Coxeter Transformations, the McKay correspondence, and the Slodowy correspondence

This talk was presented at Workshop "Spectral Methods in Representation Theory of Algebras and Applications to the Study of Rings of Singularities", 2008 (Banff, Canada). W. Ebeling established a connection between certain Poincare series, the Coxeter transformation C, and the corresponding affine Coxeter transformation C_a (in the context of the McKay correspondence). We consider the generalized Poincare series [\tilde{P}_G(t)]_0 for the case of multiply-laced diagrams(in the context of the McKay-Slodowy correspondence) and extend the Ebeling theorem for this case: [\tilde{P}_G(t)]_0 = X(t^2)/\tilde{X}(t^2), where X is the characteristic polynomial of the Coxeter transformation and \tilde{X} is the characteristic polynomial of the corresponding affine Coxeter transformation.
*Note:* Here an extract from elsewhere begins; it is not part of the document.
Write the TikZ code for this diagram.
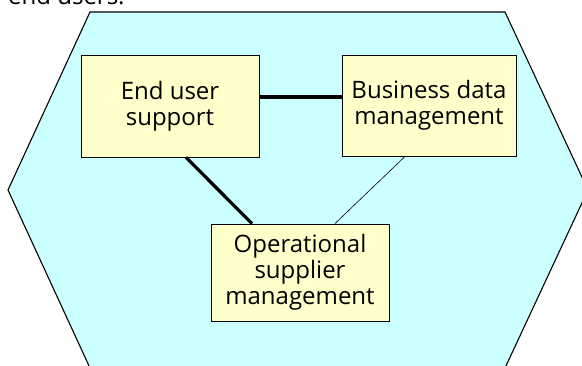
\documentclass[tikz,border=0pt]{standalone}
\usepackage{fontspec}
\setmainfont{Open Sans}
\definecolor{hexfill}{HTML}{CCFFFF}
\definecolor{boxfill}{HTML}{FFFFCC}
\tikzset{
  box/.style={draw=black, line width=0.9pt, fill=boxfill, align=center, inner sep=0pt,
    font=\fontsize{24}{26}\selectfont},
  strong/.style={line width=3.2pt},
  weak/.style={line width=0.6pt},
}
\begin{document}
\begin{tikzpicture}[x=1pt,y=-1pt]
\useasboundingbox (0,0) rectangle (582,365);
\clip (0,0) rectangle (582,365);
\fill[white] (0,0) rectangle (582,365);
\draw[fill=hexfill, line width=1.1pt] (90,12) -- (505,12) -- (588,190) -- (505,368) -- (90,368) -- (8,190) -- cycle;
\node[anchor=base west, inner sep=0pt, font=\fontsize{24}{26}\selectfont] (cap) at (8,4) {end users.};
\node[box, minimum width=178pt, minimum height=102pt] (eu) at (170,106) {End user\\support};
\node[box, minimum width=174pt, minimum height=101pt] (bd) at (429,105.5) {Business data\\management};
\node[box, minimum width=178pt, minimum height=97pt] (op) at (300,272.5) {Operational\\supplier\\management};
\draw[strong] ([yshift=9pt]eu.east) -- ([yshift=8.5pt]bd.west);
\draw[strong] ([xshift=16pt]eu.south) -- ([xshift=-48pt]op.north);
\draw[weak] ([xshift=-24pt]bd.south) -- ([xshift=35pt]op.north);
\end{tikzpicture}
\end{document}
We obtain that Poincare series coincide for pairs of diagrams obtained by folding: X ({\Gamma}) / X (\tilde{{\Gamma}}) = X ({\Gamma}^f) / X (\tilde{{\Gamma}}^f), where {\Gamma} is any (A, D, E type) Dynkin diagram, {\Gamma} is the extended Dynkin diagram, and the diagrams {\Gamma}^f and \tilde{{\Gamma}}^f are obtained by folding from {\Gamma} and \tilde{{\Gamma}}, respectively.